====== DATA SECTION
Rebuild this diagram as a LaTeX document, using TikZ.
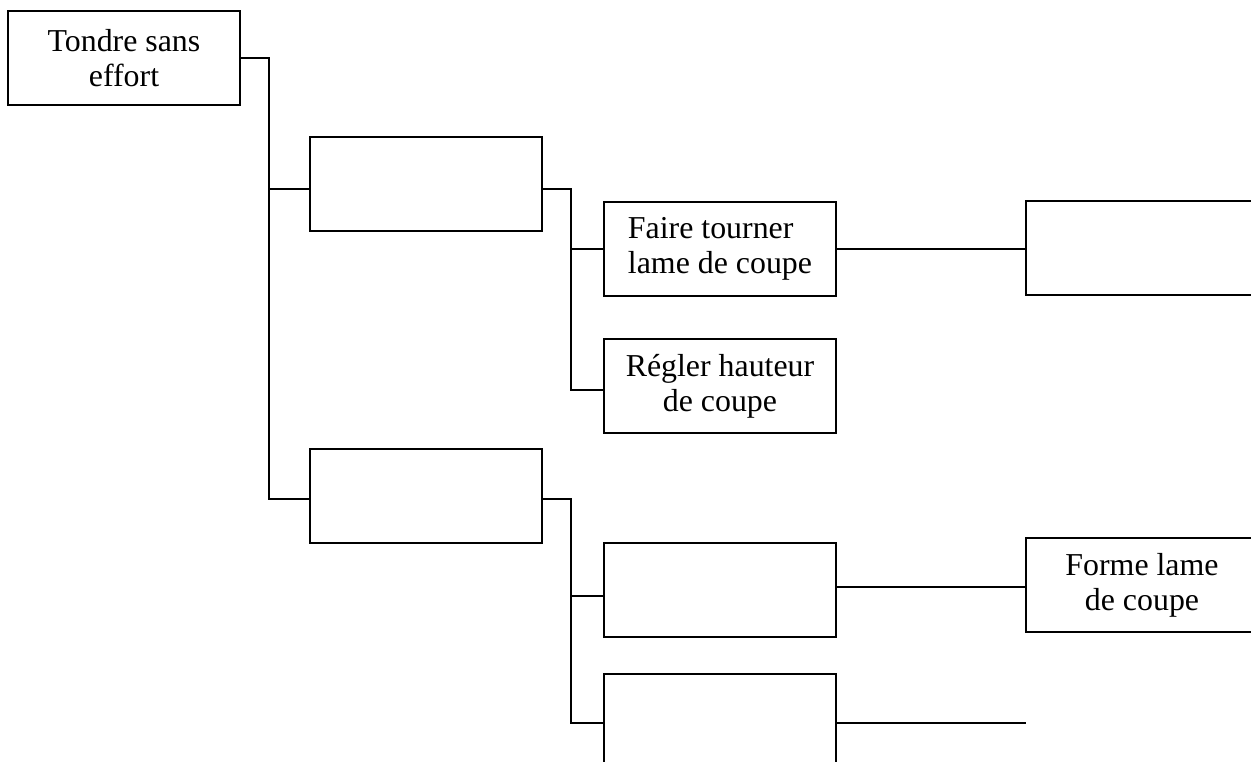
\documentclass[tikz,border=0pt]{standalone}
\usepackage{fontspec}
\setmainfont{Liberation Serif}
\usetikzlibrary{positioning}

\tikzset{
  fbox/.style={draw, line width=0.8pt, minimum width=91pt, minimum height=36.9pt,
    inner sep=0pt, align=center, font=\fontsize{12.5}{13.7}\selectfont},
  link/.style={line width=0.8pt},
}

\begin{document}
\begin{tikzpicture}[x=0.3922pt,y=-0.3922pt]
  \useasboundingbox (0,0) rectangle (1251,762);
  \clip (0,0) rectangle (1251,762);
  % level 0
  \node[fbox] (tondre) at (124,58) {Tondre sans\\effort};
  % level 1
  \node[fbox] (fp1) at (426,184) {};
  \node[fbox] (fp2) at (426,496) {};
  % level 2
  \node[fbox,align=left] (tourner) at (720,249) {Faire tourner\\lame de coupe};
  \node[fbox] (regler) at (720,386) {R\'egler hauteur\\de coupe};
  \node[fbox] (fs3) at (720,590) {};
  \node[fbox] (fs4) at (720,721) {};
  % level 3
  \node[fbox] (sol1) at (1142,248) {};
  \node[fbox] (forme) at (1142,585) {Forme lame\\de coupe};
  \coordinate (open) at (1026,723);

  \draw[link] (tondre.east) -- ++(28,0) |- ([yshift=-2pt]fp1.west);
  \draw[link] (tondre.east) -- ++(28,0) |- ([yshift=-1pt]fp2.west);
  \draw[link] ([yshift=-2pt]fp1.east) -- ++(28,0) |- (tourner.west);
  \draw[link] ([yshift=-2pt]fp1.east) -- ++(28,0) |- ([yshift=-1.6pt]regler.west);
  \draw[link] ([yshift=-1pt]fp2.east) -- ++(28,0) |- ([yshift=-2.2pt]fs3.west);
  \draw[link] ([yshift=-1pt]fp2.east) -- ++(28,0) |- (open -| fs4.west);
  \draw[link] (tourner.east) -- (sol1.west |- tourner.east);
  \draw[link] ([yshift=1pt]fs3.east) -- ([yshift=1pt]forme.west |- fs3.east);
  \draw[link] (open -| fs4.east) -- (open);
\end{tikzpicture}
\end{document}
============
WHAT YOU NEED TO DO: From the opening line of the listing above through the line bearing "(open) at (1026,723);", repeat each line exactly. Drop every picture.

RESPONSE FOR THIS EXERCISE:
Rebuild this diagram as a LaTeX document, using TikZ.
\documentclass[tikz,border=0pt]{standalone}
\usepackage{fontspec}
\setmainfont{Liberation Serif}
\usetikzlibrary{positioning}

\tikzset{
  fbox/.style={draw, line width=0.8pt, minimum width=91pt, minimum height=36.9pt,
    inner sep=0pt, align=center, font=\fontsize{12.5}{13.7}\selectfont},
  link/.style={line width=0.8pt},
}

\begin{document}
\begin{tikzpicture}[x=0.3922pt,y=-0.3922pt]
  \useasboundingbox (0,0) rectangle (1251,762);
  \clip (0,0) rectangle (1251,762);
  % level 0
  \node[fbox] (tondre) at (124,58) {Tondre sans\\effort};
  % level 1
  \node[fbox] (fp1) at (426,184) {};
  \node[fbox] (fp2) at (426,496) {};
  % level 2
  \node[fbox,align=left] (tourner) at (720,249) {Faire tourner\\lame de coupe};
  \node[fbox] (regler) at (720,386) {R\'egler hauteur\\de coupe};
  \node[fbox] (fs3) at (720,590) {};
  \node[fbox] (fs4) at (720,721) {};
  % level 3
  \node[fbox] (sol1) at (1142,248) {};
  \node[fbox] (forme) at (1142,585) {Forme lame\\de coupe};
  \coordinate (open) at (1026,723);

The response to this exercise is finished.